- Task goal -
In the listing below, locate the lines that hold the string "matplotlib". Copy those lines.

--- BEGIN Data extract ---

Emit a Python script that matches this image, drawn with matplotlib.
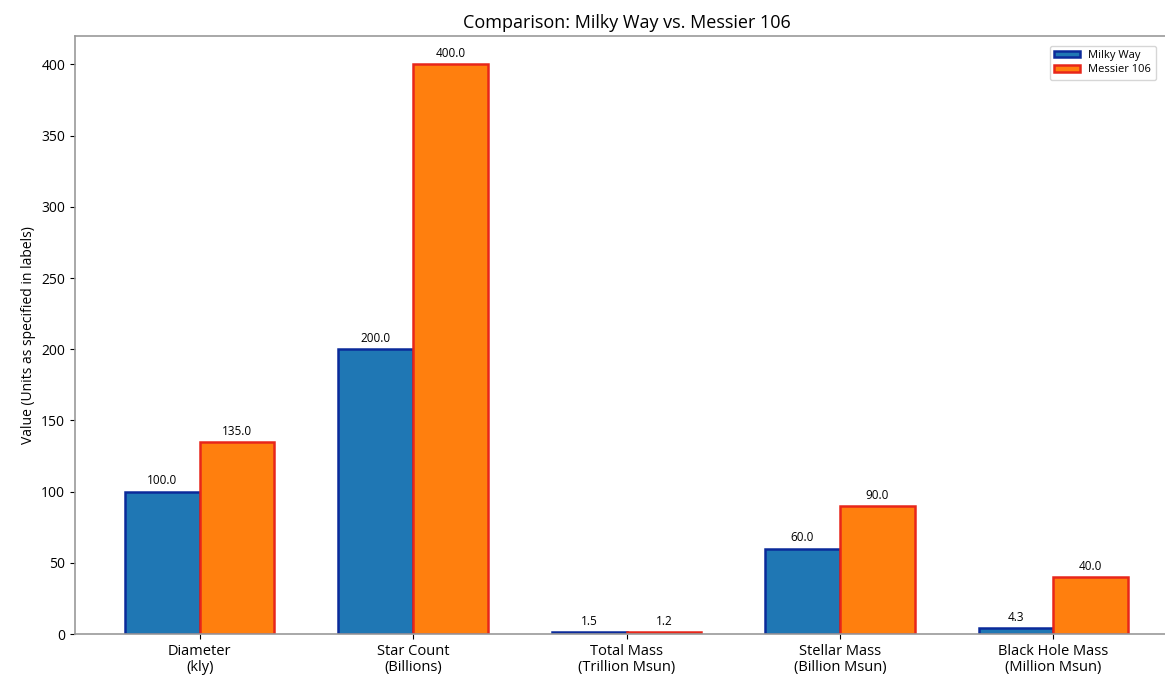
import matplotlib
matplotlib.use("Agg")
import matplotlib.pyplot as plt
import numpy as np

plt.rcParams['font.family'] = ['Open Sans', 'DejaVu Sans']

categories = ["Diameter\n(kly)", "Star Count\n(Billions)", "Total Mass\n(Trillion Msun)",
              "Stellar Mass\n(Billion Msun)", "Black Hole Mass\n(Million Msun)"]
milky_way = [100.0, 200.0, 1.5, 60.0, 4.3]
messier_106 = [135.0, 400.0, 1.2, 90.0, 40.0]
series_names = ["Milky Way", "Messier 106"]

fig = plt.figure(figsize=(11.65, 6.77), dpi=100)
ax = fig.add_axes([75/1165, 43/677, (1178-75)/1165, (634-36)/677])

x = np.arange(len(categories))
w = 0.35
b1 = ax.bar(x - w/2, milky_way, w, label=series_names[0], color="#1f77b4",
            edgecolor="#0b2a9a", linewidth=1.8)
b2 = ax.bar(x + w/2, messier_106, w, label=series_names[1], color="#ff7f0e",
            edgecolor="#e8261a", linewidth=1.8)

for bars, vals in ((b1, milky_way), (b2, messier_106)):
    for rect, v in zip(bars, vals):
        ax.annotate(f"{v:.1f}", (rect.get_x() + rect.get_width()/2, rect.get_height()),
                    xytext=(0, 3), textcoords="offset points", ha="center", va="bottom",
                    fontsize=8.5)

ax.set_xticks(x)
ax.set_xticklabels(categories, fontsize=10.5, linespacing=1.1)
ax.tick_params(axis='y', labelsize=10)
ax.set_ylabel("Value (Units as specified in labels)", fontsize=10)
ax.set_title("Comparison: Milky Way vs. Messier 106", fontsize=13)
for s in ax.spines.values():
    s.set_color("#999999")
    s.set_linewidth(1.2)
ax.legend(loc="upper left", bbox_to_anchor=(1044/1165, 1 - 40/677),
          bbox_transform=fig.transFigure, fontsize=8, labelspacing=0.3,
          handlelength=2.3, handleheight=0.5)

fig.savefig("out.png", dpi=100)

--- END Data extract ---

- Task result -
Emit a Python script that matches this image, drawn with matplotlib.
import matplotlib
matplotlib.use("Agg")
import matplotlib.pyplot as plt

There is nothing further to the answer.